Despite the clinical use of
deferoxamine for more than a quarter of a century, pharmacokinetic studies are few and have not been performed explicitly in patients with
sickle cell disorders. Early studies with
Intravenous administration to healthy volunteers and patients with transfusional overload showed that although peak concentrations of
deferoxamine were similar in both groups, concentrations of
ferrioxamine were higher in the latter. In
iron-overloaded patients with hereditary
hemochromatosis, an intramuscular 10 mg/kg bolus of
deferoxamine gave maximal plasma
ferrioxamine concentrations exceeding those of
deferoxamine, whereas in normal controls the reverse was the case. In more recent studies with homozygous
beta-thalassemia, using continuous Intravenous
deferoxamine infusion at 50 mg/kg/d, and initial elimination half-life of 0.28/h and steady-state concentration of 7 micromol/L were observed. In these studies, steady-state plasma levels of the predominant
deferoxamine metabolite B were usually lower than those of unmetabolized
deferoxamine. In a further
intravenous infusion study, the proportion of plasma metabolites was higher in those thalassaemia patients with low serum
ferritin levels relative to their current mean daily
deferoxamine dose, suggesting that high metabolite levels may predict excessive
desferrioxamine dosing. This hypothesis is supported by subcutaneous studies in which low doses of slow-release depot
deferoxamine resulted in significantly lower proportions of plasma metabolites than with conventional 8-hour infusions at 40 mg/kg.

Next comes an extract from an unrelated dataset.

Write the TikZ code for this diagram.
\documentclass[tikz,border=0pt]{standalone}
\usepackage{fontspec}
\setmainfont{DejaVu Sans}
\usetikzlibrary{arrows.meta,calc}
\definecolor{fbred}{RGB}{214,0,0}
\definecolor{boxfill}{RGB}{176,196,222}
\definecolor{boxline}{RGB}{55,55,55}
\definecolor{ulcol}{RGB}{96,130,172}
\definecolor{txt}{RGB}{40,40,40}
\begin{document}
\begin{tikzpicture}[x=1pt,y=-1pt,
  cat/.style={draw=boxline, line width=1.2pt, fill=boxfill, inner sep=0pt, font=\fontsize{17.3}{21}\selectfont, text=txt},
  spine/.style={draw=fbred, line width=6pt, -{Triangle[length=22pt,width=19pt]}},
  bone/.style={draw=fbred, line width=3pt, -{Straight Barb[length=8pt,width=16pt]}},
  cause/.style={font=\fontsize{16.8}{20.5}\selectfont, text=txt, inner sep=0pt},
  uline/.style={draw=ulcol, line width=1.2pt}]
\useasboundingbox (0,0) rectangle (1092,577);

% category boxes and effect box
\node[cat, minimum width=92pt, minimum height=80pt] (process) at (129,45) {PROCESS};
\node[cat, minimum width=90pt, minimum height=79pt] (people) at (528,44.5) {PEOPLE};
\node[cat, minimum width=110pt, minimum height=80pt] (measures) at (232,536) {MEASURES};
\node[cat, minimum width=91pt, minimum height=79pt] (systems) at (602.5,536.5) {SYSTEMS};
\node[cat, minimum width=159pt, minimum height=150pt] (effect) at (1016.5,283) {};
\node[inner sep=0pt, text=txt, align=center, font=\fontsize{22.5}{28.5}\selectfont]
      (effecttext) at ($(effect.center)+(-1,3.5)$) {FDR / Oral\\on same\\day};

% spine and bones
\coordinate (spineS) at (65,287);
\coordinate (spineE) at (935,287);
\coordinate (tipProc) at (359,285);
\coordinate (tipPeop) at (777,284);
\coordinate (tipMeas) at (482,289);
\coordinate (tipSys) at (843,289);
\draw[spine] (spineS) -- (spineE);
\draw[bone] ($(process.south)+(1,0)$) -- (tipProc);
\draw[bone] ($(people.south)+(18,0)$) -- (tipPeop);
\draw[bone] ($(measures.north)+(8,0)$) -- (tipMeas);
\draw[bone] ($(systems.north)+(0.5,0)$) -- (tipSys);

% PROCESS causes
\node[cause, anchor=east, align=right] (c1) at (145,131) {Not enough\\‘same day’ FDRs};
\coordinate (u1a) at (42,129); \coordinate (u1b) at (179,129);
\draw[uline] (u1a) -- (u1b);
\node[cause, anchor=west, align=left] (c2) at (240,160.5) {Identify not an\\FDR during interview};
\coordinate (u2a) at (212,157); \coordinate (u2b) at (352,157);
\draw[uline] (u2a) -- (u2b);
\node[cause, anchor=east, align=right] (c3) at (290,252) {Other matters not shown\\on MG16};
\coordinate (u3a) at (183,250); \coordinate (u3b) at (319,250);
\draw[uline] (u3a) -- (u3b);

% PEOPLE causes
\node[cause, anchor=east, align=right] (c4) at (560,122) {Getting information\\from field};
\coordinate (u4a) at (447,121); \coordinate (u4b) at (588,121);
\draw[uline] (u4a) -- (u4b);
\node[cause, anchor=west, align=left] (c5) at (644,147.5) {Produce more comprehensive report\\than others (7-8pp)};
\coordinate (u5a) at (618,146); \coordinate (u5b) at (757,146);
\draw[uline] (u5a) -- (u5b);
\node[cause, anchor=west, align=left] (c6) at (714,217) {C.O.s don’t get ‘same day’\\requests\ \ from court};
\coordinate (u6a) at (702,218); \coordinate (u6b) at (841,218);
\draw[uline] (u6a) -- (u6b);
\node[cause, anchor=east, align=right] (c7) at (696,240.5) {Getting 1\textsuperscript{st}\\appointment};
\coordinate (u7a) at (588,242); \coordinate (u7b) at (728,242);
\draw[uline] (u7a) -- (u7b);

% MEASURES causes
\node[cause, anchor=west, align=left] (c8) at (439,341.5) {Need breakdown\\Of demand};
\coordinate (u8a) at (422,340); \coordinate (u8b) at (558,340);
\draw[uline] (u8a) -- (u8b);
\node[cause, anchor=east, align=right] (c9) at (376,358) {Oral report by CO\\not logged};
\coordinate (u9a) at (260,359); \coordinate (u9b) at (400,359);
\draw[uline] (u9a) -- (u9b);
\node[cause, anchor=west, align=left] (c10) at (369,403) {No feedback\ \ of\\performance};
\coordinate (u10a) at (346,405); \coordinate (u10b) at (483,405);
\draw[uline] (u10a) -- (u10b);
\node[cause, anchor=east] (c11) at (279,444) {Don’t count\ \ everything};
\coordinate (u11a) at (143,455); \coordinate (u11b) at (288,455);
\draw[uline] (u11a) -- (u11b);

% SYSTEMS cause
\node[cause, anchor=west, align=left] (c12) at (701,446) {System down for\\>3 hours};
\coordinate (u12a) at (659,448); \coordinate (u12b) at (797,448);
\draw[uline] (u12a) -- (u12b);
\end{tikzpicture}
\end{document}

Because serum
ferritin is particularly unreliable as a marker of
iron overload in
sickle cell disorders, measurement of metabolites or the relative proportions of
deferoxamine and ferrloxamine may help identify patients at risk of excessive dosing. Because
iron overload is likely to become an increasing issue in patients with
sickle cell disorders, studies of the pharmacokinetics and metabolism of
deferoxamine in this patient group are needed.